The case underlines the fact that, despite its liberal pretensions, the Blair government refuses to seriously challenge the anti-gay sentiment rife within the British establishment. The Ministry of Defence has made clear it will "fiercely resist" a change in legislation. Former NATO commander, General Sir Anthony Farrar-Hockley, attacked the court's decision as "ridiculous" and said that the court should not interfere in the running of the British military. The military was a "unique institution" and should be allowed to run its own affairs, he said.
Conservative Party defence spokesman Richard Ottaway also attacked the decision. Speaking to BBC Radio 4's Today programme, he said, "The armed forces made it quite clear that in their judgement it will have an adverse effect on morale, it will affect operational effectiveness. We believe in our judgement the government should get together with its European partners and consider whether or not the convention could be modified to allow individual countries to have an opt-out."

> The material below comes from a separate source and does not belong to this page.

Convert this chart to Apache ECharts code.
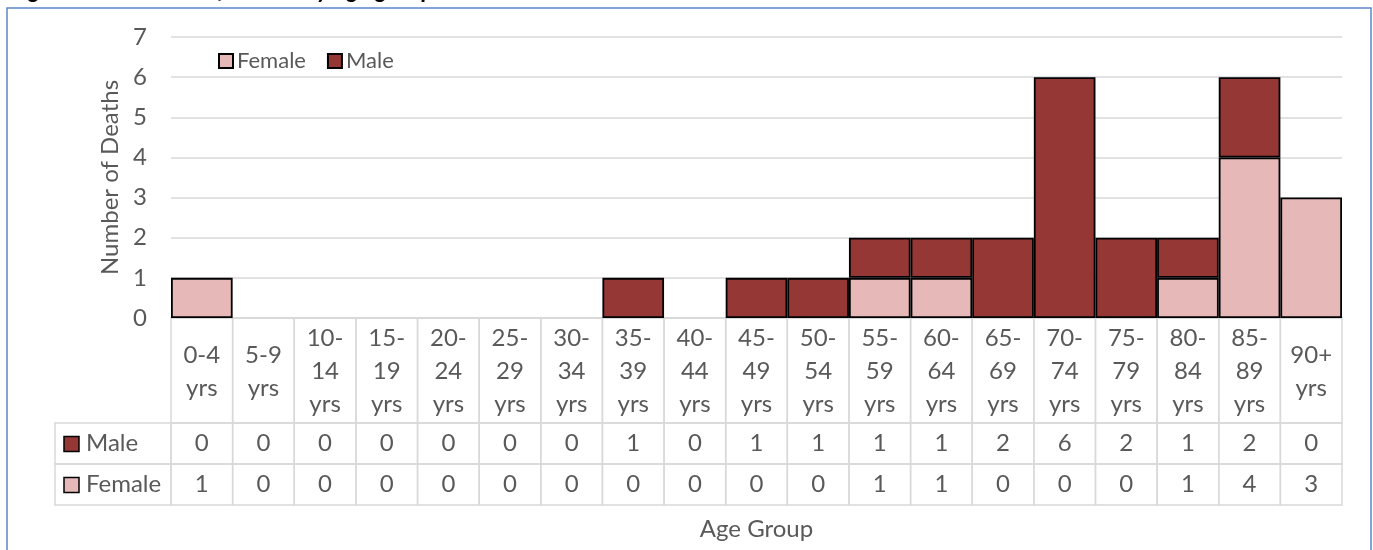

Colin Hart, director of the Christian Institute, said the ruling infringed the rights of heterosexual males. "If the government simply ends the ban it will mean that heterosexual soldiers will be forced to sleep and shower with men who are sexually attracted to them. This would be an appalling breach of the privacy of heterosexual service personnel," he said.
The government has been given two months to respond to the claims for compensation by the four plaintiffs. The decision not to lift the ban immediately presents Labour with the possibility of having to pay thousands of pounds in compensation to homosexuals forced out of the armed forces.
Partly as a means of addressing this problem, the government suggested that a new "code of conduct" could be introduced earlier for the armed forces. There is speculation that this could follow the so-called "don't ask, don't tell" policy adopted in the United States, after President Clinton retreated from lifting a ban on homosexuals in the military following right-wing protests.